A reportagem conversou com alguns dos participantes da reunião, que confirmaram as informações da Concepa. A concessionária ainda informou que não sabia da situação das famílias retratadas na reportagem, e que foram feitas as mudanças dos moradores que solicitaram a retirada de seus bens do local. Foram removidas 16 moradias e os entulhos que restaram após incêndios que aconteceram na região dias antes.

Ederson e o filho Felipe na casa improvisada no galpão

Ministério Público desaprova ação

Ao tomar conhecimento da ação da concessionária, na tarde de quinta-feira, o promotor da Promotoria da Ordem Urbanística de Porto Alegre, Cláudio Ari Melo, condenou a decisão e ainda questionou a falta de mobilização da prefeitura para atender as famílias desamparadas. Cláudio pretende visitar na próxima segunda-feira a Ilha do Pavão e os moradores desalojados. Ele abrirá expediente para investigar a situação ocorrida com as famílias.

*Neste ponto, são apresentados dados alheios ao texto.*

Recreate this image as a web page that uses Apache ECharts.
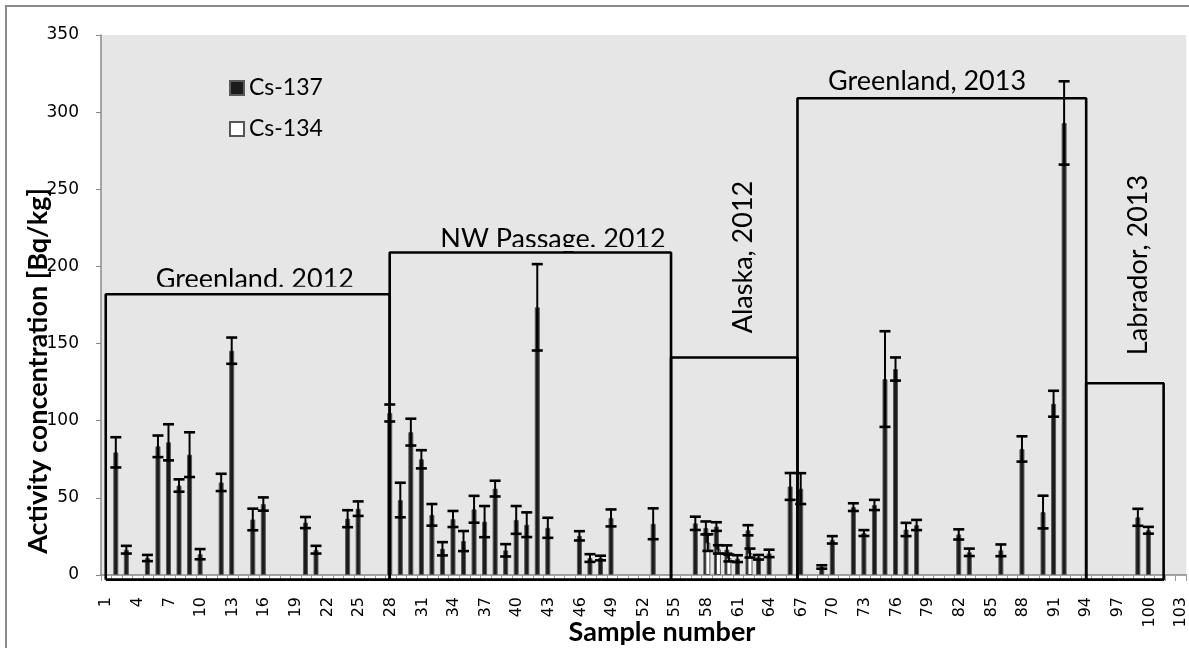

– Não existe legalidade neste ato. É uma solução radical. O Ministério Público não concorda com o desalojamento definitivo de famílias que estavam numa ocupação consolidada há décadas. Mesmo que as casas estivessem vazias, continuavam sendo delas. Afinal, se saíram por conta do tráfico, existia a possibilidade iminente de todas voltarem para o local. A prefeitura deve se envolver na definição de um novo local para elas morarem – afirmou o promotor.

Galpão onde as famílias estavam acampadas

Prefeitura promete solução

Apesar de a Concepa afirmar que a prefeitura sabia da demolição das casas, a secretária municipal de Desenvolvimento Social, Maria de Fátima Palludo, disse ontem desconhecer a situação. A prefeitura mobilizou-se na tarde de quinta-feira, depois de ser questionada pela reportagem do Diário Gaúcho sobre a situação e de ser alvo de protesto na frente do prédio por parte de um grupo de ex-moradores. Durante a tarde, houve uma reunião entre membros da administração municipal para discutir a questão. À noite, as famílias foram removidas para uma escola.

– As pessoas estavam numa situação desumana. Já doamos roupas, porque nem isso elas tinham mais. E vamos abrigá-las nas dependências de uma escola até cadastrarmos todas e definirmos um rumo para elas – afirmou a secretária.